Tutto si ferma dall’inizio di marzo, lunedì 9. "Il primo assegno della cassa integrazione è arrivato già a marzo, erano circa 400 euro. Poi non è più arrivato nulla fino alla metà di giugno. Abbiamo vissuto marzo, aprile, maggio e la prima metà di giugno con quei 400 euro". Niente contributi statali "perché era già destinataria della cassa integrazione". Niente bonus regionale. “Ogni volta che leggevo di un bonus mi sembrava di scontrarmi con mille motivi per restare esclusi. Sono arrivata a pensare che se non avessi avuto la cassa integrazione sarebbe stato più semplice”. Anche i buoni spesa del Comune di Roma sono stati fonte di preoccupazione e di fatiche burocratiche. "La prima domanda mi è stata rigettata con la motivazione che il documento era illeggibile". Poi, sull’onda delle proteste che si sono diffuse in tutta Roma, sostenute anche dalle associazioni di volontariato e dalle realtà sociali che si sono fatte carico di distribuire pacchi alimentari e beni di prima necessità, Elizia la ripresenta e riesce a ottenerlo. “Ma sono arrivati tardi”.

Tardi per non mettere Elizia e le sue bambine di fronte al baratro della paura di non riuscire ad avere nemmeno i soldi per mangiare. “Non è una bella sensazione, ho avuto paura.
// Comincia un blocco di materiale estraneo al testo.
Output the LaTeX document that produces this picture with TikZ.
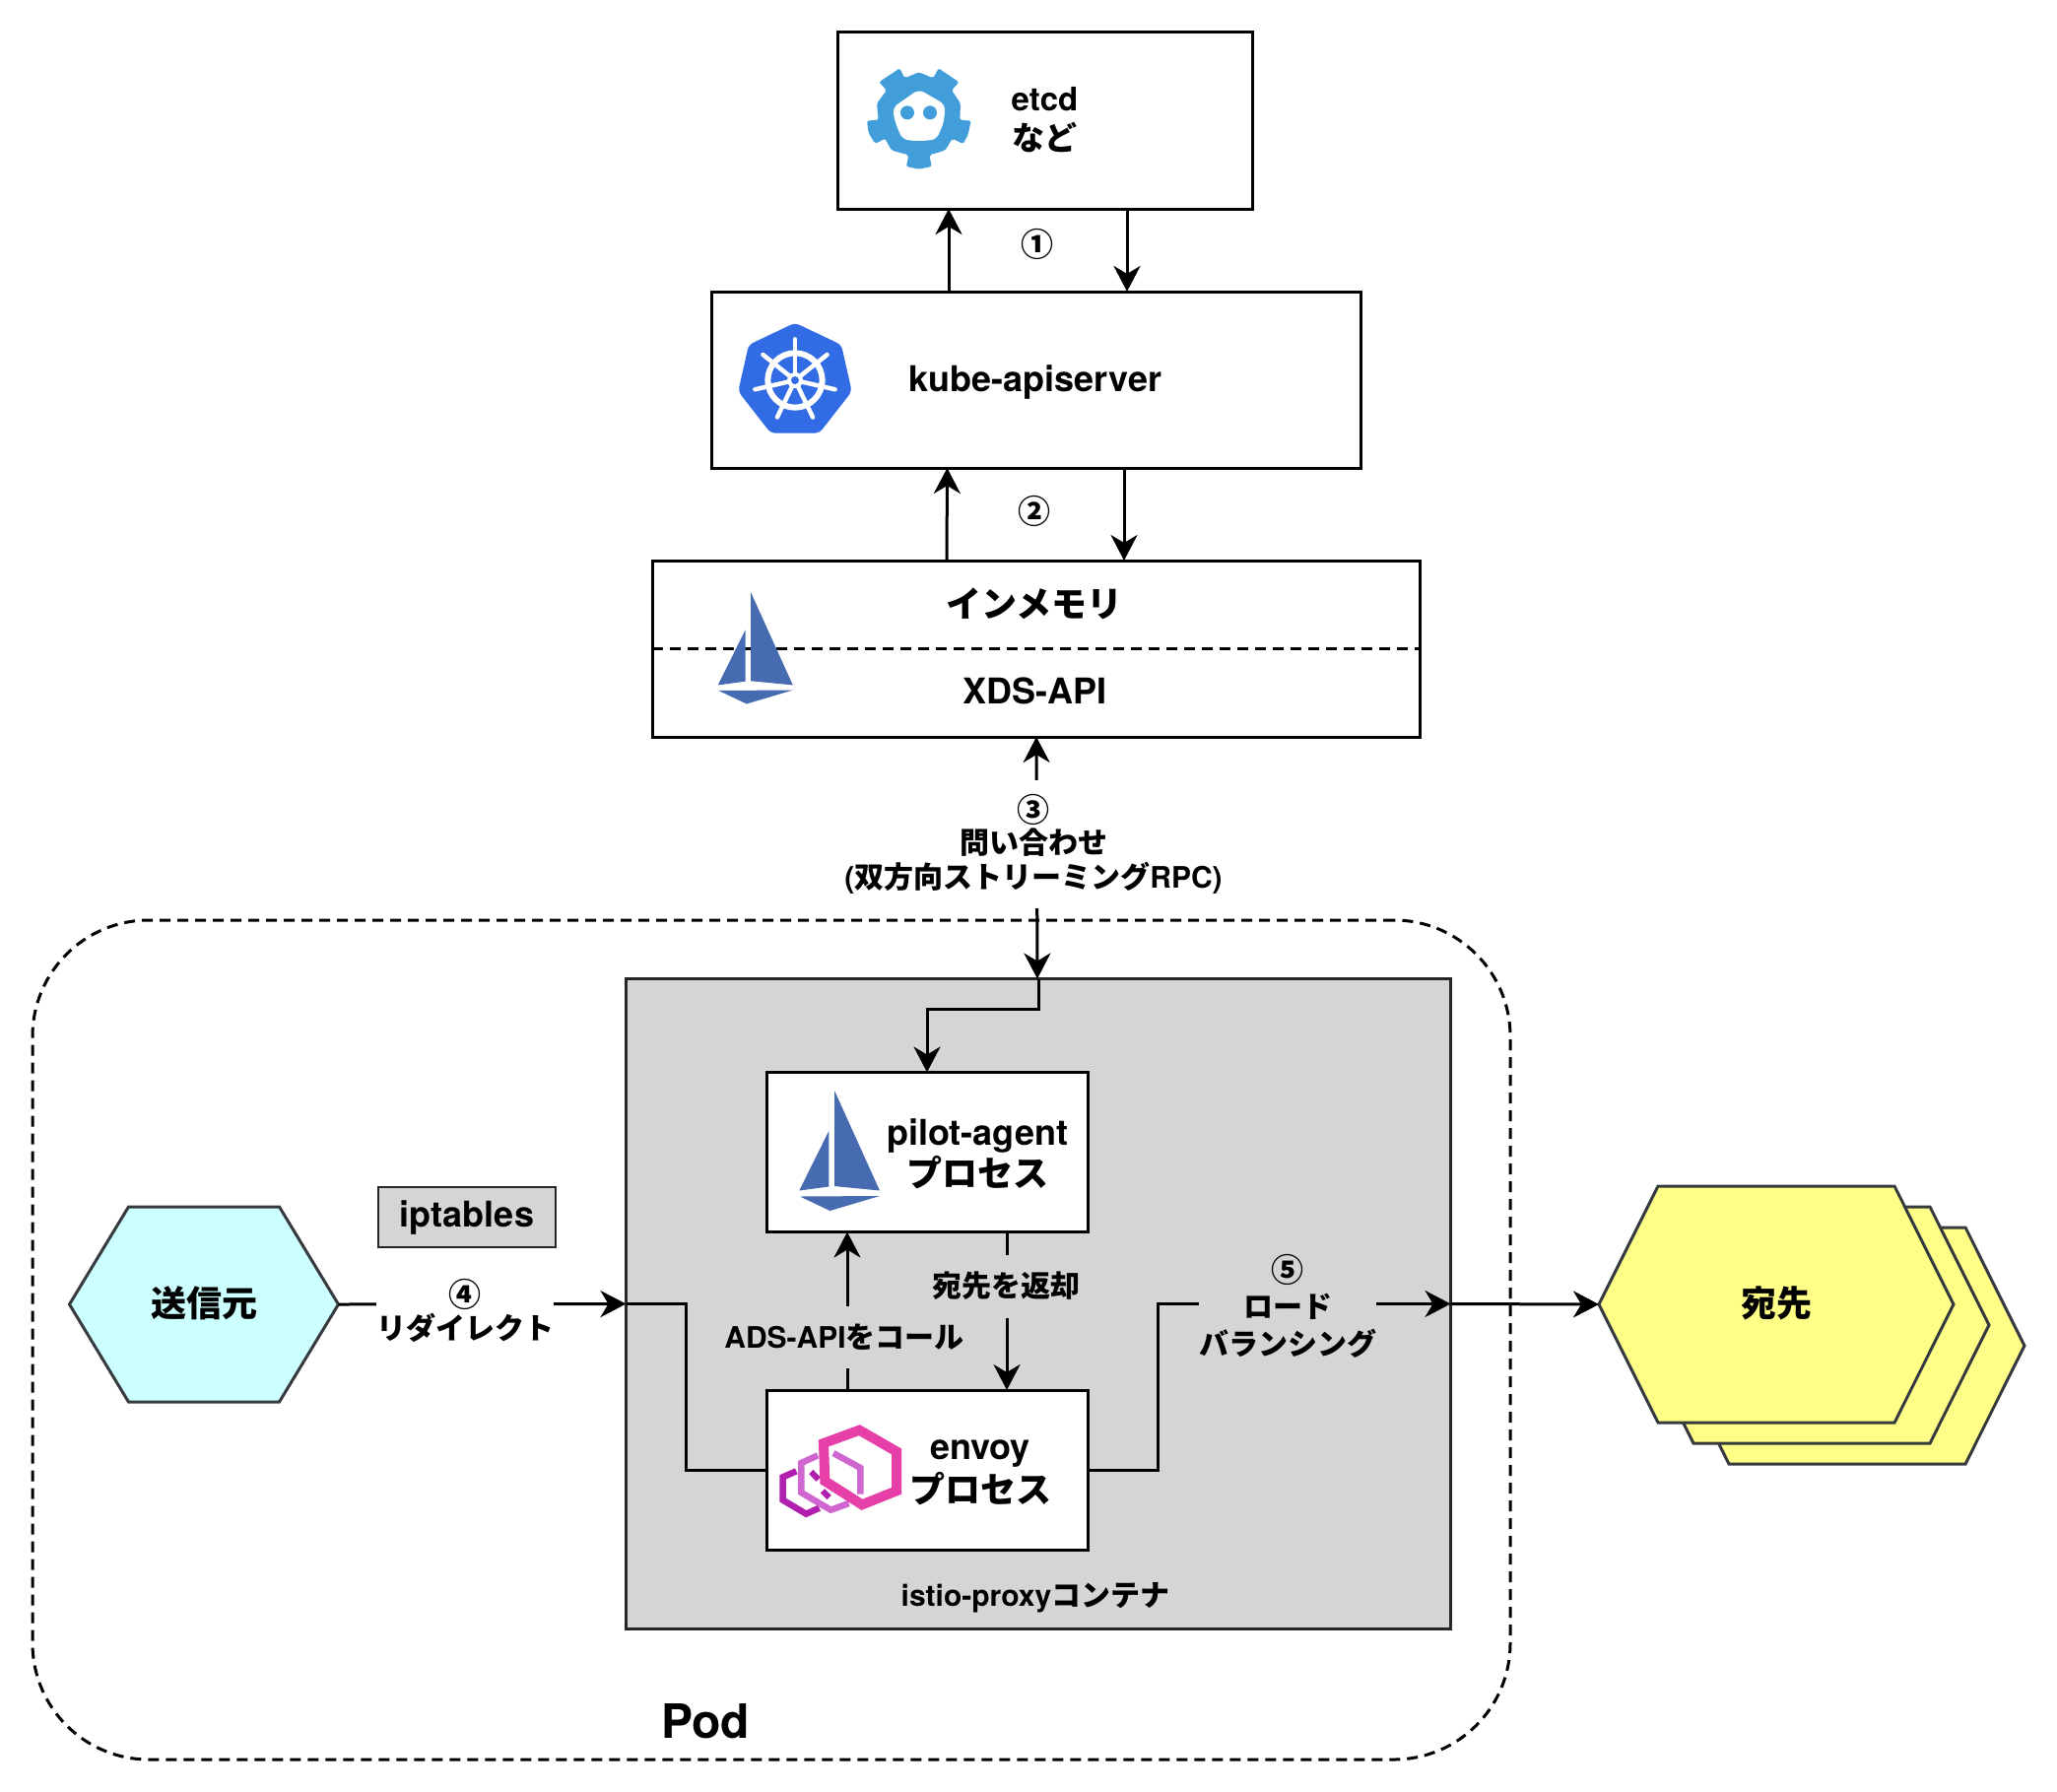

Alcuni giorni le mie bambine chiedevano di poter mangiare qualche cosa in particolare e sono stata costretta a spiegare loro che non avevamo abbastanza soldi. Inoltre erano molto stanche dal dover stare chiuse in casa, mi sembrava che avessero addirittura cambiato carattere. I pacchi alimentari che ci sono arrivati grazie al servizio ‘Municipio solidale’ (VII municipio, ndr) ci sono stati di grande aiuto”.

Ora che la quarantena è alle spalle i problemi economici non sono finiti. “Io e le mie due bambine riuscivamo a vivere con un reddito basso solo perché viviamo in un’occupazione. Siamo in lista per una casa popolare ma abbiamo troppo pochi punti per sperare che arrivi. Non si trovano case in affitto a meno di 500 euro al mese. Case piccole, dove ci staremmo a malapena. Come possiamo pensare di vivere con i restanti 200-300 euro al mese? Non è possibile”. Ora quel reddito si è uteriormente assottigliato. "Sto cercando di tornare al lavoro ma gli asili sono chiusi. Hanno aperto i centri estivi ma sono a pagamento, i posti gratuiti sono limitati e quando ho chiesto informazioni mi è stato detto che sono finiti. Mi hanno chiesto 120 euro a settimana per tutte e due le bambine. Ma io non ho tutti questi soldi. Peccato che senza questi centri estivi non posso andare a lavorare".